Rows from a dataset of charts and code
┏━━

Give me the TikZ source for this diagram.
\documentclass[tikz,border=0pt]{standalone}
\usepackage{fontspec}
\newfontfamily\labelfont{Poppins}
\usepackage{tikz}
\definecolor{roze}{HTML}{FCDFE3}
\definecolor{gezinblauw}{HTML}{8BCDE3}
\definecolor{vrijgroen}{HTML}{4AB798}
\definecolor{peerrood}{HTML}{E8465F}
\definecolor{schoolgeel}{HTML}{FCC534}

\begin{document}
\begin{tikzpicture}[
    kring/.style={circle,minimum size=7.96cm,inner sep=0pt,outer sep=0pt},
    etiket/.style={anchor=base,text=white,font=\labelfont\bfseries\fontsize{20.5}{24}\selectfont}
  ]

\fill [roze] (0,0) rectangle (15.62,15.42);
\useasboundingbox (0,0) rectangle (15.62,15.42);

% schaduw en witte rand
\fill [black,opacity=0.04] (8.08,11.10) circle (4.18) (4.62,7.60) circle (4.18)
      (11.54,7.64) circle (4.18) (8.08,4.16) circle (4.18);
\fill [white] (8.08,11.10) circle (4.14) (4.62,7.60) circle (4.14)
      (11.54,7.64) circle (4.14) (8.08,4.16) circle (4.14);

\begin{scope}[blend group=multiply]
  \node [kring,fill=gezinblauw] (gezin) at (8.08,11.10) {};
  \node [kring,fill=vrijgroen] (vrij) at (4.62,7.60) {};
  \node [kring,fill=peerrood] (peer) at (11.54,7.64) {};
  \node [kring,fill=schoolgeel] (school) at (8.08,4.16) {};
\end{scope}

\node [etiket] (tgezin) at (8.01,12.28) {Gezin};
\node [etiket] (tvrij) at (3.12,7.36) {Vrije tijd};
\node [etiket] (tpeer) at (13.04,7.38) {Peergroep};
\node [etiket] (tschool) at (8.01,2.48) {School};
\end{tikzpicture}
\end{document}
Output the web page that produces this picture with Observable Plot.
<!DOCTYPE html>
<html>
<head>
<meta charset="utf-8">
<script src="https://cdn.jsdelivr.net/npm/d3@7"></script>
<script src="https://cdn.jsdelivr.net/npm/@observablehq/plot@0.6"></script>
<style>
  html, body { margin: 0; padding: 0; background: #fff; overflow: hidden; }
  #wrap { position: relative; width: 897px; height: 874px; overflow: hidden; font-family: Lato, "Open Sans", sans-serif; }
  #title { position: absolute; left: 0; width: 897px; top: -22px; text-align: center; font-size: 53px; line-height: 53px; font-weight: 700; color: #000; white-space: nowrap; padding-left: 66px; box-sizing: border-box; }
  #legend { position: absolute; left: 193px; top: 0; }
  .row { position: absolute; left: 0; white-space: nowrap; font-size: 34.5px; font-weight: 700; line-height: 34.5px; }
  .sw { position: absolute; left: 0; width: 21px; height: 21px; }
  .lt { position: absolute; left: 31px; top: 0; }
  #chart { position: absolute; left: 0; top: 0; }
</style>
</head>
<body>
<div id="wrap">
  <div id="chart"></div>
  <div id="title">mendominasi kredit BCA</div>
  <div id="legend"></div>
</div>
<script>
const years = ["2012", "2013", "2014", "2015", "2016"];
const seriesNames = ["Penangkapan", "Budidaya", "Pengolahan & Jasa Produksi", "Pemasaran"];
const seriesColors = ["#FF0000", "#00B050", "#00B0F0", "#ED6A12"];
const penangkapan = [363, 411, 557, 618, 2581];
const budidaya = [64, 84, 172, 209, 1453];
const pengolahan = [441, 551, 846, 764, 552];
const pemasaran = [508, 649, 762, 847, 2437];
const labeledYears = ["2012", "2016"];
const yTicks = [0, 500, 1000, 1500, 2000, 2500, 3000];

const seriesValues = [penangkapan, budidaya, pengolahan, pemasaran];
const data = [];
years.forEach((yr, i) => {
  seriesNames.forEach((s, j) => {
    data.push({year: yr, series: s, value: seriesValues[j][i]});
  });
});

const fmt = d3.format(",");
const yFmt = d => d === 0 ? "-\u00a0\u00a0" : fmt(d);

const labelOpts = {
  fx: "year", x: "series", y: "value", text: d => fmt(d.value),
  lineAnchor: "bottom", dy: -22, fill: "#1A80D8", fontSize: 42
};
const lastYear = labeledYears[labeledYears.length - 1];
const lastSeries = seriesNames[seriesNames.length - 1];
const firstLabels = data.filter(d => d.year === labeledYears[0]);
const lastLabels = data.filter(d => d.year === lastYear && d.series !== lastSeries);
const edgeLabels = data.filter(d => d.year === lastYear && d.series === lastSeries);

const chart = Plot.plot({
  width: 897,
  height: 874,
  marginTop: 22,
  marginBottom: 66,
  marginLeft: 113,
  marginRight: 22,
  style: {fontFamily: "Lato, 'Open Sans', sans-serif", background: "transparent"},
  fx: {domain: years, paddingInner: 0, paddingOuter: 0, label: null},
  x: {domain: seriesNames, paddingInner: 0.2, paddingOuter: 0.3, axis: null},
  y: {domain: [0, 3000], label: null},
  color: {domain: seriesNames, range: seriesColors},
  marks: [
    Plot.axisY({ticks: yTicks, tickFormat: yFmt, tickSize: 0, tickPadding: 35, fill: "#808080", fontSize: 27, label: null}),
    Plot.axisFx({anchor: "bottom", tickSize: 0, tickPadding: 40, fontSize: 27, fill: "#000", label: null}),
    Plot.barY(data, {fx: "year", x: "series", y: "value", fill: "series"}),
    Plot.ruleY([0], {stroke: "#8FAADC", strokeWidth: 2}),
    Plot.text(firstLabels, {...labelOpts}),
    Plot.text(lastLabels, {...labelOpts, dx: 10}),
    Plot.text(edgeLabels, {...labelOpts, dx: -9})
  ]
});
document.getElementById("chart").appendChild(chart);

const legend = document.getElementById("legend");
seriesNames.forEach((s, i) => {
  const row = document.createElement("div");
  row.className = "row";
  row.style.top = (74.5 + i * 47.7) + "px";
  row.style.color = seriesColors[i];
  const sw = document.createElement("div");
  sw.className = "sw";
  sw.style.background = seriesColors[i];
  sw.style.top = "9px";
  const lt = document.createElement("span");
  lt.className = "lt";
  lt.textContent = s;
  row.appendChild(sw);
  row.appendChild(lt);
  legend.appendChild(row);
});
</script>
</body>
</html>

┗━━

Directions for this task
Lines from the start of the material above through the line containing "(11.54,7.64) circle (4.14)" are to be duplicated exactly, and only those.

Solved exercise
Give me the TikZ source for this diagram.
\documentclass[tikz,border=0pt]{standalone}
\usepackage{fontspec}
\newfontfamily\labelfont{Poppins}
\usepackage{tikz}
\definecolor{roze}{HTML}{FCDFE3}
\definecolor{gezinblauw}{HTML}{8BCDE3}
\definecolor{vrijgroen}{HTML}{4AB798}
\definecolor{peerrood}{HTML}{E8465F}
\definecolor{schoolgeel}{HTML}{FCC534}

\begin{document}
\begin{tikzpicture}[
    kring/.style={circle,minimum size=7.96cm,inner sep=0pt,outer sep=0pt},
    etiket/.style={anchor=base,text=white,font=\labelfont\bfseries\fontsize{20.5}{24}\selectfont}
  ]

\fill [roze] (0,0) rectangle (15.62,15.42);
\useasboundingbox (0,0) rectangle (15.62,15.42);

% schaduw en witte rand
\fill [black,opacity=0.04] (8.08,11.10) circle (4.18) (4.62,7.60) circle (4.18)
      (11.54,7.64) circle (4.18) (8.08,4.16) circle (4.18);
\fill [white] (8.08,11.10) circle (4.14) (4.62,7.60) circle (4.14)
      (11.54,7.64) circle (4.14) (8.08,4.16) circle (4.14);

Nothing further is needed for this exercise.